### INPUT MATERIAL
┌──
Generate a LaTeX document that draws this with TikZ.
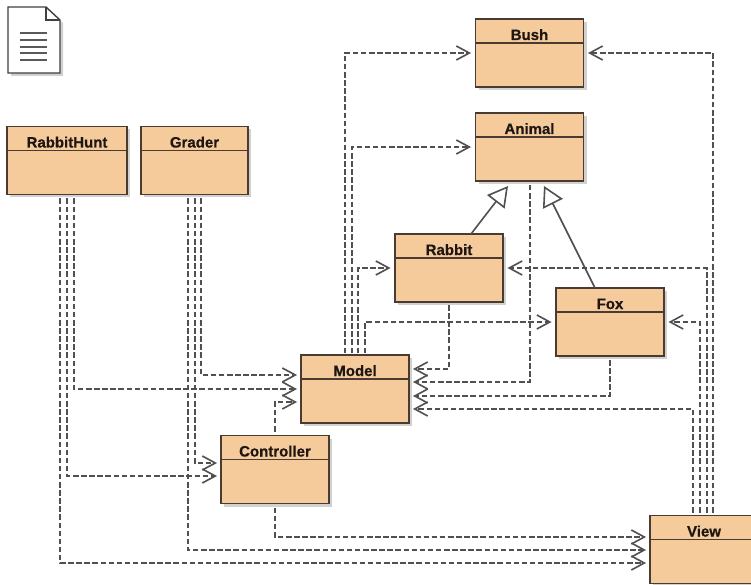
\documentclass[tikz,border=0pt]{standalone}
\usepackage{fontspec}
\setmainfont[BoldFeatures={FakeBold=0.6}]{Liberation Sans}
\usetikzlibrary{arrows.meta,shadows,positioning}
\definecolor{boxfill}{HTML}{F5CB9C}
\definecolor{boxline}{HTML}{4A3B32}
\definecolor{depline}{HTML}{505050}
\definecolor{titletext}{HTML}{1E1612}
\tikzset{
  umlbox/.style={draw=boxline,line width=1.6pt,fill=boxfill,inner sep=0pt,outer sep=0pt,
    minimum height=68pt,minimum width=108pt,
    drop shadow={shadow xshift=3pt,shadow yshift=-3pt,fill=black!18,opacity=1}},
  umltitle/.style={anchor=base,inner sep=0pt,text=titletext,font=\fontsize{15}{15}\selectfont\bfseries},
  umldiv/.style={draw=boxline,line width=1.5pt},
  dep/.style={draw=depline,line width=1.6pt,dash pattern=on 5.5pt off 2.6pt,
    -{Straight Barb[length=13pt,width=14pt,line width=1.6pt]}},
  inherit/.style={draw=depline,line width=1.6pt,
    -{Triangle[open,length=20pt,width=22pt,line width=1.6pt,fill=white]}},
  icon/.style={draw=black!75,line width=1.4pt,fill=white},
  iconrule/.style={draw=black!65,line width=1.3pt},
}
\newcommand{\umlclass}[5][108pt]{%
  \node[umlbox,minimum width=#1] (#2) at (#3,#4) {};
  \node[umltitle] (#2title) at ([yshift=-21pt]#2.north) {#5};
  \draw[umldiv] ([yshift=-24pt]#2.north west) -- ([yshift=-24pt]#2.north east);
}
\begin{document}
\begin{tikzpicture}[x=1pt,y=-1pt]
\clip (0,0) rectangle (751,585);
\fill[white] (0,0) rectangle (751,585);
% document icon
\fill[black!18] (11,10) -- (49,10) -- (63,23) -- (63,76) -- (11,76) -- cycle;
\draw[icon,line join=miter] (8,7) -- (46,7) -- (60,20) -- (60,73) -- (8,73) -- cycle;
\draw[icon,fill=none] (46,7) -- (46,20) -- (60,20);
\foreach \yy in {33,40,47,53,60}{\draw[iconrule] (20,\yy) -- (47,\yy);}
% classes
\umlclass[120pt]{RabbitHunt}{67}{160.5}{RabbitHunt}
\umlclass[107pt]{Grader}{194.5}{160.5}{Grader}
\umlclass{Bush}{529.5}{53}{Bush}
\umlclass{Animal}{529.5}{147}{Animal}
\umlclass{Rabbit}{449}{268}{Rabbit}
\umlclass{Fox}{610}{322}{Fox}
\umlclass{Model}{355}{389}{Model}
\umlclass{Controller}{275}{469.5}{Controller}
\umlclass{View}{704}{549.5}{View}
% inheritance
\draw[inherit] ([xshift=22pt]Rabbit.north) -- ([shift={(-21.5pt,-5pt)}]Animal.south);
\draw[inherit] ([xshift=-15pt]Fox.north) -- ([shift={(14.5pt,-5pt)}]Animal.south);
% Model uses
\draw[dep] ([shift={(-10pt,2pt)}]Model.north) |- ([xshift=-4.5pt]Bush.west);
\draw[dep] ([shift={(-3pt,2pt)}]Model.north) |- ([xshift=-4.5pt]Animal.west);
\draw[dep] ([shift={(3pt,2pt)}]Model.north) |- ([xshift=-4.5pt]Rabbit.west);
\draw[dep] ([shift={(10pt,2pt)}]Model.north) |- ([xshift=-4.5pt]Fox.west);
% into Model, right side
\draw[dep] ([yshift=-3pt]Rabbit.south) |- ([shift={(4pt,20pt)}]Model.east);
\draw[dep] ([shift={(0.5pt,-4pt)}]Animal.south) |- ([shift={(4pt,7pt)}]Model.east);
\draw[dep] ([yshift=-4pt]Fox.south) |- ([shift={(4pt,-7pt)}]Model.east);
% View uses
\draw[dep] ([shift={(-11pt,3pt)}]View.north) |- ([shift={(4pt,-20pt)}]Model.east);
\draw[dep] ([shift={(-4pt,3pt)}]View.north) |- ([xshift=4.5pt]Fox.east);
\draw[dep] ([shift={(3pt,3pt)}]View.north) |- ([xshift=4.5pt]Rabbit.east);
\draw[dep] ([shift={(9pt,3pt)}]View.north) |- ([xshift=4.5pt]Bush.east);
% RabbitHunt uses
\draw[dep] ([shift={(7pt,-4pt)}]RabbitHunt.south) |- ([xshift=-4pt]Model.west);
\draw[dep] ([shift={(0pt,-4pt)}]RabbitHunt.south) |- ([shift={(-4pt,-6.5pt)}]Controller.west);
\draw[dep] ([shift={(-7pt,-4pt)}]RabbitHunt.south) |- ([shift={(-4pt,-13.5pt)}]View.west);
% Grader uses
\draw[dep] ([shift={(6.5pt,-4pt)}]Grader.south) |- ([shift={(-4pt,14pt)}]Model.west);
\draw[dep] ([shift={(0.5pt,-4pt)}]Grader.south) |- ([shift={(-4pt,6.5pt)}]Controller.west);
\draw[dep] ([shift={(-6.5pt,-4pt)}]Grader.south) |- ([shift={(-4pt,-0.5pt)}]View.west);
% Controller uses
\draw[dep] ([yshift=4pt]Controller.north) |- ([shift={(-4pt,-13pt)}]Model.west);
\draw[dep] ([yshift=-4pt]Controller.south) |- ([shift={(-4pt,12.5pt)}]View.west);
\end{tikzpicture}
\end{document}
└──
┌──
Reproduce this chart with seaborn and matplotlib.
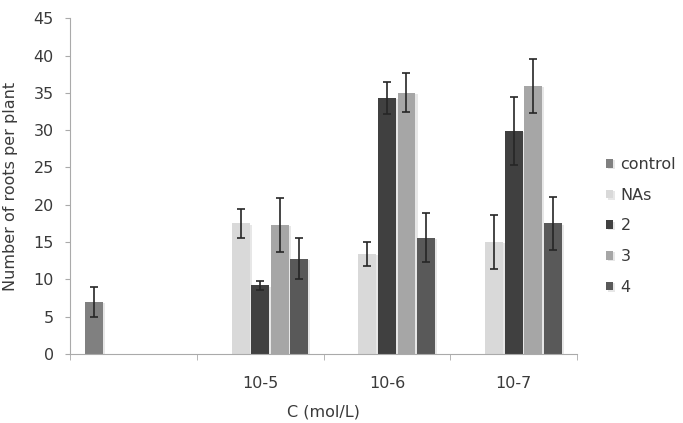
└──
┌──
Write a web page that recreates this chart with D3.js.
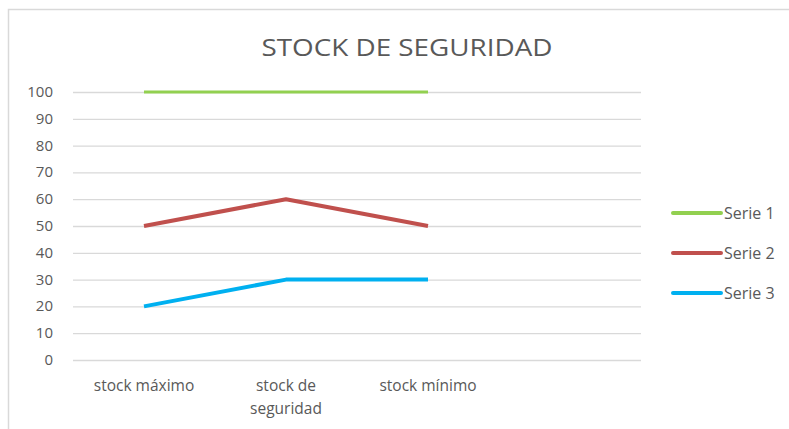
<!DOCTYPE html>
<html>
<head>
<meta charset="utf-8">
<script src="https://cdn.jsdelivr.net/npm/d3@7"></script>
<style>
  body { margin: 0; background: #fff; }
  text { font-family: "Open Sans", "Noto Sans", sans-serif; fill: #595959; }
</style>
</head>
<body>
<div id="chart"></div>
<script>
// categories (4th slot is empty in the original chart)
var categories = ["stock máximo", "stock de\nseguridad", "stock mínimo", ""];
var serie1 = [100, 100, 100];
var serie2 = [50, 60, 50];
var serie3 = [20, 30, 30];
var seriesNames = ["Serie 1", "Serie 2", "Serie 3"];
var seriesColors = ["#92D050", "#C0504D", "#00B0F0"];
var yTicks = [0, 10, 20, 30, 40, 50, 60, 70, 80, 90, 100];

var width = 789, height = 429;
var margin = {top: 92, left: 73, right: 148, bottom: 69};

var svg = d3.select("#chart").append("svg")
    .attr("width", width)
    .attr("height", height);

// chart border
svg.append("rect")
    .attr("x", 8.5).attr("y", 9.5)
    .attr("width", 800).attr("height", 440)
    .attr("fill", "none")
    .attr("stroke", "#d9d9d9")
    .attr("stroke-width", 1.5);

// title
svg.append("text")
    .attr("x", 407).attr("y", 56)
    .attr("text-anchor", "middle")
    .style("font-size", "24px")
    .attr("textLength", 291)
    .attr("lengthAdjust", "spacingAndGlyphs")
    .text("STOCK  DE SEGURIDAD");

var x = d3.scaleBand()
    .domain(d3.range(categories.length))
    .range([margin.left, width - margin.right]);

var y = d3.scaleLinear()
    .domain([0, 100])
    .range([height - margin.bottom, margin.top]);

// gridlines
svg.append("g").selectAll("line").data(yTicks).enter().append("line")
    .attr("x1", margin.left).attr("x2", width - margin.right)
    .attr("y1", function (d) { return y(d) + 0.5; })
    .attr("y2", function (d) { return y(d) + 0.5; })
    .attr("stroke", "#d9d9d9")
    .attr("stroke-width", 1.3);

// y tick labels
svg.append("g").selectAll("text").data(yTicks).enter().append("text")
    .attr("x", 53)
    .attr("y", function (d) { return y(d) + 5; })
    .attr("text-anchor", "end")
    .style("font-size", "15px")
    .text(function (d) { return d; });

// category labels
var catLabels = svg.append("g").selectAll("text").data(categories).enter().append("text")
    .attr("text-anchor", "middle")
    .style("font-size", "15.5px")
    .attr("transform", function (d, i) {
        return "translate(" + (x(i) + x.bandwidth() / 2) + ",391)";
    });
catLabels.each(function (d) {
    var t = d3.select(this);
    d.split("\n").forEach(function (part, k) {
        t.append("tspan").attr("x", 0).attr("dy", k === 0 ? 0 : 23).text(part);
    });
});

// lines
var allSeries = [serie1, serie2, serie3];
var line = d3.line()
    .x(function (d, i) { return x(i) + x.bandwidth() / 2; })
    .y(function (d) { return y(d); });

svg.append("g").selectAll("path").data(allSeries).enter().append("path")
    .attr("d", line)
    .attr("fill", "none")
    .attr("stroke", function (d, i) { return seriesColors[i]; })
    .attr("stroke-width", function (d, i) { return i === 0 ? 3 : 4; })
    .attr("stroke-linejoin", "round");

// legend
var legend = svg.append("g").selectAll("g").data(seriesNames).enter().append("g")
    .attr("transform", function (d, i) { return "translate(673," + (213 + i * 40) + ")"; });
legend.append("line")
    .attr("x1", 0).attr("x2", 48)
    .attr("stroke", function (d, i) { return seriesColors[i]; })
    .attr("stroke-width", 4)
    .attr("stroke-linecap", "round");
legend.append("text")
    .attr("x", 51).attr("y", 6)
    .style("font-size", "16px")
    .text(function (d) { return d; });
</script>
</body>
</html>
└──
### THE EXERCISE
Above are the records; copy every line in them that holds the word "chart".

### SOLUTION FOR THIS TASK
Reproduce this chart with seaborn and matplotlib.
Write a web page that recreates this chart with D3.js.
<div id="chart"></div>
// categories (4th slot is empty in the original chart)
var svg = d3.select("#chart").append("svg")
// chart border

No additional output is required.